Ellicott’s Commentary makes the following observation about the covenant
(12) This is the token of the covenant.—The word rendered “token” really means sign, and is a term that has met with very unfortunate treatment in our Version, especially in the New Testament, where—as, for instance, in St. John’s Gospel—it is too frequently translated miracle. Its meaning will be best seen by examining some of the places where it occurs: e.g., Genesis 17:11; Exodus 3:12; Exodus 12:13; Exodus 13:16; Numbers 17:10; Joshua 2:12; Job 21:29; Psalms 65:8; Psalms 86:17; Psalms 135:9; Isaiah 44:25. In the majority of these places the sign, or token, is some natural occurrence, but in its higher meaning it is a proof or indication of God’s immediate working. On proper occasions, therefore, it will be supernatural, because the proof of God’s direct agency will most fitly be some act such as God alone can accomplish. More frequently it is something natural. Thus the sign to the shepherds of the birth of a Saviour, who was “the anointed Jehovah” (Luke 2:11), was their finding in a manger a babe wrapped in swaddling clothes, a thing of the most simple and ordinary kind. We may dismiss, then, all such curious speculations as that no rain fell before the flood, or that some condition was wanting necessary for producing this glorious symbol. What Noah needed was a guarantee and a memorial which, as often as rain occurred, would bring back to his thoughts the Divine promise; and such a memorial was best taken from the natural accompaniments of rain. We may further notice with Maimonides that the words are not, as in our version, “I do set,” but my how I have set in the cloud: that is, the bow which God set in the cloud on that day of creation in which He imposed upon air and water those laws which produce this phenomenon, is now to become the sign of a solemn compact made with man by God, whereby He gives man the assurance that neither himself nor his works shall ever again be swept away by a flood.

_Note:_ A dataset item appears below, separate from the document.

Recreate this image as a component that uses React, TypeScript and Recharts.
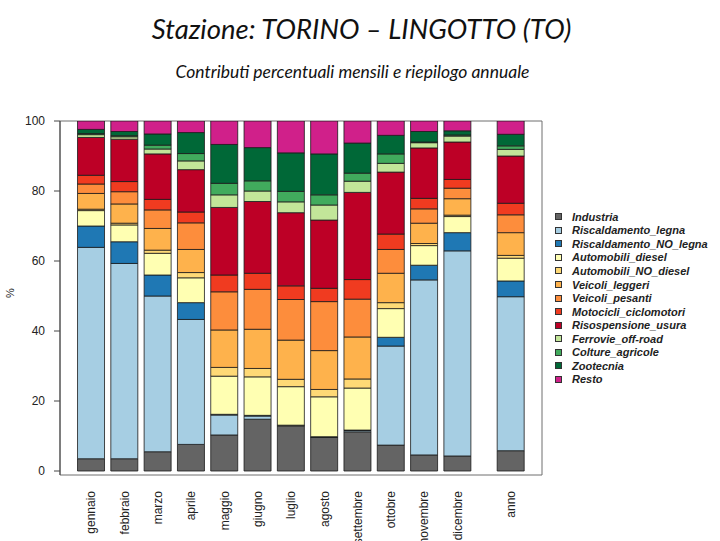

But a covenant is a contract between two parties; and what, we may ask, was the undertaking on man’s part? The Talmud enumerates several of the chief moral laws, which it supposes that Noah was now bound to observe. More truly it was a covenant of grace, just as that in Genesis 6:18 was one simply of mercy. What then might have been granted simply as a promise on God’s part is made into a covenant, not merely for man’s greater assurance, but also to indicate that it was irrevocable. Promises are revocable, and their fulfilment may depend upon man’s co-agency; a covenant is irrevocable, and under no circumstances will the earth again be destroyed by water.

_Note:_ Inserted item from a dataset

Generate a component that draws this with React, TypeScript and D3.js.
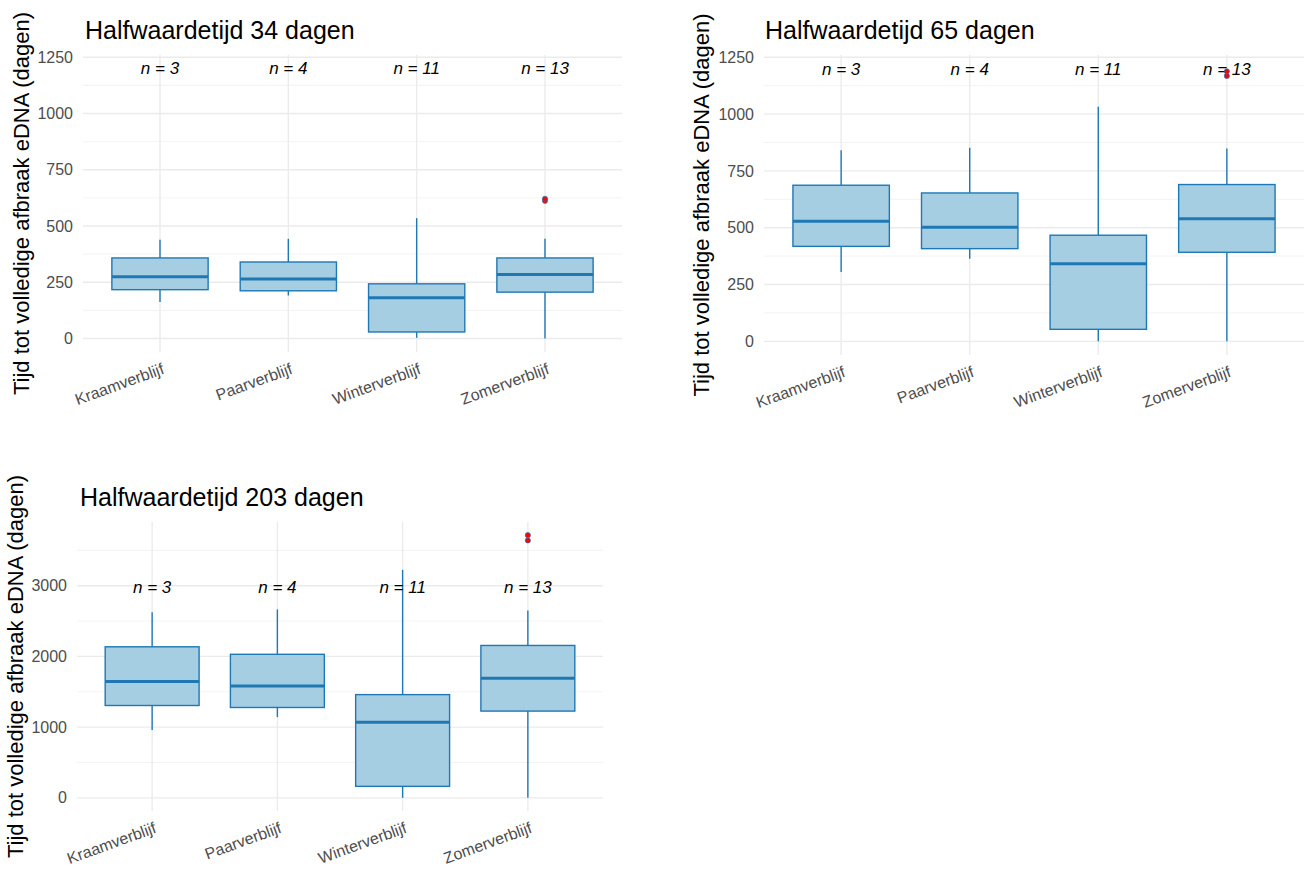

The rainbow appears in the Chaldean Genesis, but in a heathenish manner:—
“From afar the great goddess (Istar) at her approach
Lifted up the mighty arches (i.e., the rainbow) which Anu
had created as his glory.
The crystal of those gods before me (i.e., the rainbow) never
may I forget.”—Chald. Gen., p. 287.
- The first point made by Ellicott is that the rainbow, as a sign, need not be something new to the earth. We can have the debate about the Firmament, but it is irrelevant to the rainbow functioning as a sign – even if Noah had seen rainbows before the Flood.
- Ellicott notes that the covenant typically requires something from both parties. God has promised to never again destroy the earth with a flood and God has set his bow in the sky to show that He is keeping that promise. Mankind is doing… what? Ellicott notes then that this is a covenant of grace.

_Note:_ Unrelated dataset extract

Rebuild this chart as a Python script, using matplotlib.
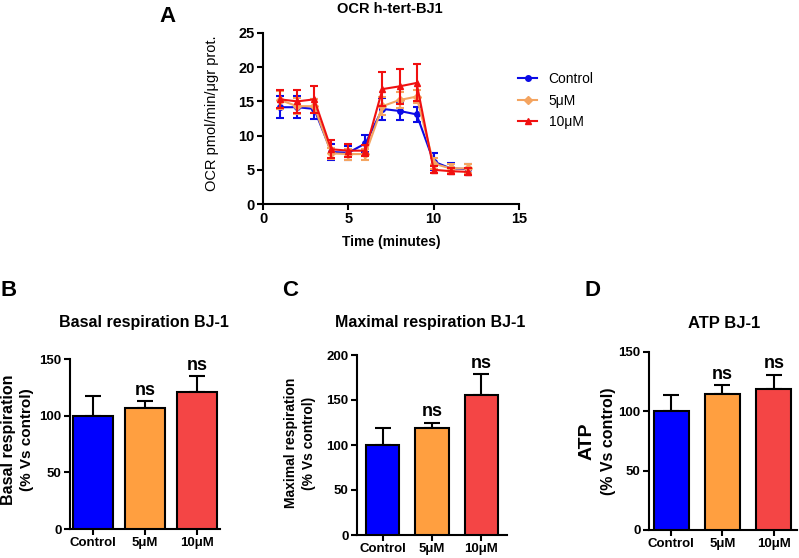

- He shares that the Chaldean Genesis account bears a similarity inasmuch as it mentions the rainbow but the surrounding circumstances are according to his notes, “heathenish.”
That pretty much wraps up this section of Genesis. I will do a recap / review / FAQ section for everything that we’ve covered from Cain and Abel right up to this covenant. I want to go back through my old posts in this section and see if there’s anything I want to dig into a little more in the recap, before moving on, so the next Genesis post might be several days away.